Note how many lines include the word "chart", and give that number by itself.

- DATA BLOCK -
#####

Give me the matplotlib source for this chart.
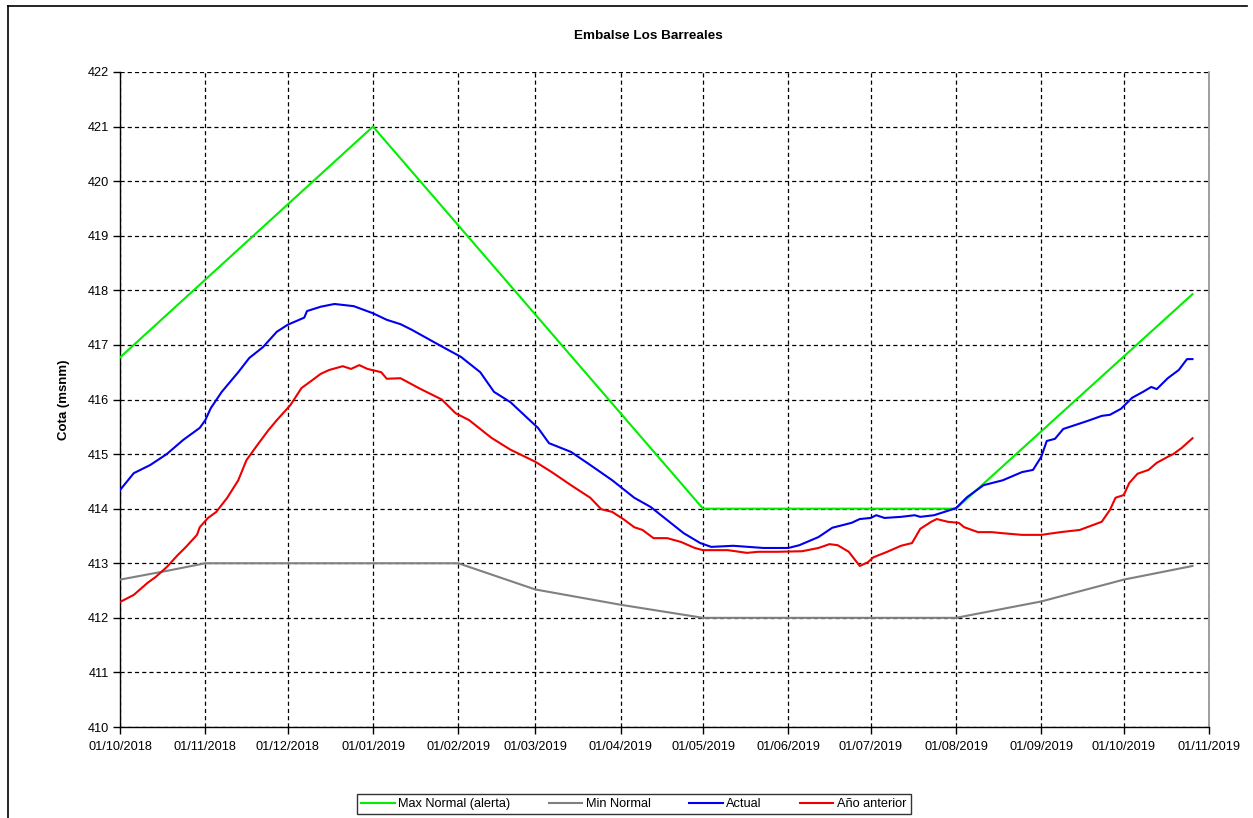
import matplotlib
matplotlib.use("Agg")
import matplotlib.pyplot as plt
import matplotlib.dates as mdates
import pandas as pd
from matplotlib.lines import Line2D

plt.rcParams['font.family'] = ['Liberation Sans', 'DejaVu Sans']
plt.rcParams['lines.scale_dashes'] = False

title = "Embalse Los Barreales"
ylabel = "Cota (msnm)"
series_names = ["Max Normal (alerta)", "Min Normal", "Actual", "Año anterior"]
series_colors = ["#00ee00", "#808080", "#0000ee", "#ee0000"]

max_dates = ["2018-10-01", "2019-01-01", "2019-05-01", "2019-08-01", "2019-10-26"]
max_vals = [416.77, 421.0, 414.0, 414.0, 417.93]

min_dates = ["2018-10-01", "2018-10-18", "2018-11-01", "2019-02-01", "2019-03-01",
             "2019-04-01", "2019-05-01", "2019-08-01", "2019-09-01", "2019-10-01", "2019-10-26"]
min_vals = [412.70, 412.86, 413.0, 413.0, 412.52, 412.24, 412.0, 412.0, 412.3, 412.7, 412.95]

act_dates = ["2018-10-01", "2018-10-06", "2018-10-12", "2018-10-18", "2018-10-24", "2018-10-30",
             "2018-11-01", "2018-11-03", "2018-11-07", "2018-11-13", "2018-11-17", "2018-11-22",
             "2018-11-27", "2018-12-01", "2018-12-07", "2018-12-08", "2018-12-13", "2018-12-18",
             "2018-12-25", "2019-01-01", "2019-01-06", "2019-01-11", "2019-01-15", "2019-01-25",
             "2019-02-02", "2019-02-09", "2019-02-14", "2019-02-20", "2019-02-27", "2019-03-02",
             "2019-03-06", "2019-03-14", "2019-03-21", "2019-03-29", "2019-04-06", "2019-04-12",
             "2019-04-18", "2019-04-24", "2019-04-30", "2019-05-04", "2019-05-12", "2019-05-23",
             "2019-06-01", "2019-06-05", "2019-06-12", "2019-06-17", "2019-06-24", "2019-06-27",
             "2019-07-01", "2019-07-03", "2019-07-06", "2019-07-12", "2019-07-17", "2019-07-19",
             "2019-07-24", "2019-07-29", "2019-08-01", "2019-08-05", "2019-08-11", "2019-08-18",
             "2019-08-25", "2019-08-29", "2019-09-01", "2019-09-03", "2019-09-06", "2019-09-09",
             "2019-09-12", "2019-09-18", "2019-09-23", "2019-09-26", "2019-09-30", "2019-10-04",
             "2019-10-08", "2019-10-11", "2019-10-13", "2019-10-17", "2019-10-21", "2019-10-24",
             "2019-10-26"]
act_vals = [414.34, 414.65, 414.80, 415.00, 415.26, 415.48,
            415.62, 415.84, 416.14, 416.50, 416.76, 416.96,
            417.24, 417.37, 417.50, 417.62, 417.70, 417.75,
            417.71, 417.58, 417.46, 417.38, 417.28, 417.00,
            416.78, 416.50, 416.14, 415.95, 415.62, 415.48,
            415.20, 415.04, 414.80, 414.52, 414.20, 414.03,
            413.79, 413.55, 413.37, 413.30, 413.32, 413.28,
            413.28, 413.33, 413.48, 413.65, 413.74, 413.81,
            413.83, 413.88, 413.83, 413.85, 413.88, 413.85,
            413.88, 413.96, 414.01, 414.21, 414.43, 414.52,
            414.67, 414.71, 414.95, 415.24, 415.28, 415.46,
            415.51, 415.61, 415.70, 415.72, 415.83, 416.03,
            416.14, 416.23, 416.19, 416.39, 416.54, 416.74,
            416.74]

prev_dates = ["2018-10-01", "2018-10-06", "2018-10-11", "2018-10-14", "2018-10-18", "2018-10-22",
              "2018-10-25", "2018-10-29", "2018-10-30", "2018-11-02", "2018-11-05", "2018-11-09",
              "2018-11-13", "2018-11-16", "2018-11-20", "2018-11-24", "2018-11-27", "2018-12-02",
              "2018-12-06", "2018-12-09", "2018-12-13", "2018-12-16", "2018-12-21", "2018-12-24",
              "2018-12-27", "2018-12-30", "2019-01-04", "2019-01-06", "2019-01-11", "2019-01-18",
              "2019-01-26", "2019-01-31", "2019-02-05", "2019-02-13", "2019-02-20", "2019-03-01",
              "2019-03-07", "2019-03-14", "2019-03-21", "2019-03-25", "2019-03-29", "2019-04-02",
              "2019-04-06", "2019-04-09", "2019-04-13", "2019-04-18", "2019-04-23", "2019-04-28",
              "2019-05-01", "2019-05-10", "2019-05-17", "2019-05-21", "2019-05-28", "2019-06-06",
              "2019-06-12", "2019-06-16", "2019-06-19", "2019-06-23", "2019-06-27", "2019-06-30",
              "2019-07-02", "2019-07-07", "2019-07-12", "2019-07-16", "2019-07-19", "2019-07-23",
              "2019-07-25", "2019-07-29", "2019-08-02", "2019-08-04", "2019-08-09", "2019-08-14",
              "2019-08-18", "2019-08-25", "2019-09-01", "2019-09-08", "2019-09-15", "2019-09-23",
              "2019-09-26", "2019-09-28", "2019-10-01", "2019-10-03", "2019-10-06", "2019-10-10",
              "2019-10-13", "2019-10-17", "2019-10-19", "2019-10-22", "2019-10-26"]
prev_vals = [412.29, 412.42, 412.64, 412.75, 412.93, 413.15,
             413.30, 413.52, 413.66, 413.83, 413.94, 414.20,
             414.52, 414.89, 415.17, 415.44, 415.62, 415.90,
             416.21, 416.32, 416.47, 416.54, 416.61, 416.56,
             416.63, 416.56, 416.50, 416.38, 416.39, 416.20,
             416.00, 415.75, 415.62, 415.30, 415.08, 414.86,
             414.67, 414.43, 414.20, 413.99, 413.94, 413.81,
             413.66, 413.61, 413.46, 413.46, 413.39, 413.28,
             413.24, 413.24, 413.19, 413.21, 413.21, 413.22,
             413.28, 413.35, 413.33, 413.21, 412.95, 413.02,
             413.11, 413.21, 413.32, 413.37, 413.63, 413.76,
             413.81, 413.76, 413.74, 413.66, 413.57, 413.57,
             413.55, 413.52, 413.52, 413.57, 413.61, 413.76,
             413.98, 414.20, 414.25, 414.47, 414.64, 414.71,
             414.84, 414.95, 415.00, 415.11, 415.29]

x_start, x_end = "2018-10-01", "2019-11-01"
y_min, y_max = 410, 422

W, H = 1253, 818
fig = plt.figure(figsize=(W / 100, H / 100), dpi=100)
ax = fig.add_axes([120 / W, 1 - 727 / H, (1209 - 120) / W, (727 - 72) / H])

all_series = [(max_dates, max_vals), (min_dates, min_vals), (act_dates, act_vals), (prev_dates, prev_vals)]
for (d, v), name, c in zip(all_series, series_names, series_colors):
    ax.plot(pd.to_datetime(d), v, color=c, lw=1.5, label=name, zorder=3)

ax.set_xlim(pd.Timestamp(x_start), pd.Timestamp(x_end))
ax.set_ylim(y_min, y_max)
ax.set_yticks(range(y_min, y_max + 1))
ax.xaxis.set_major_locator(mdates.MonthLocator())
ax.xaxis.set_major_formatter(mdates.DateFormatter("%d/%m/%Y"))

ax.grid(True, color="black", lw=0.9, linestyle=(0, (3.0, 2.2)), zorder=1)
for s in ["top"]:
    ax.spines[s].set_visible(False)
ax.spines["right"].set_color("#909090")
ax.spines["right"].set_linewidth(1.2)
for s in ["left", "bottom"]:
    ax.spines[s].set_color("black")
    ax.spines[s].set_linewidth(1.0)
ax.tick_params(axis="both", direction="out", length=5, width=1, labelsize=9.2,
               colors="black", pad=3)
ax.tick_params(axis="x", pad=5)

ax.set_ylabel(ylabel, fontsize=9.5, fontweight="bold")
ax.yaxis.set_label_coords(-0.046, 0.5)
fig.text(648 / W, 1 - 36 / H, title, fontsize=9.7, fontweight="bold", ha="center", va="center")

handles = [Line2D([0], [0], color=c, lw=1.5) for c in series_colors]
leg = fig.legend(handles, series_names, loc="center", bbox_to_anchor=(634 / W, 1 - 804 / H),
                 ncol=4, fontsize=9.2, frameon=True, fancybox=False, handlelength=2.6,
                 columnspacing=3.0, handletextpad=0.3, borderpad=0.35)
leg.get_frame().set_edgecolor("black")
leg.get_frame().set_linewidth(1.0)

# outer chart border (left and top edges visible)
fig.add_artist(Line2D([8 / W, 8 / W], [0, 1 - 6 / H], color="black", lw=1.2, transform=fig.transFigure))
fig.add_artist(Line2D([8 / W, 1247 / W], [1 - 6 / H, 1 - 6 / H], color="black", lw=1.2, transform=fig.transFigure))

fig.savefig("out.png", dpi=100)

#####

- SOLUTION TO THIS TASK -
2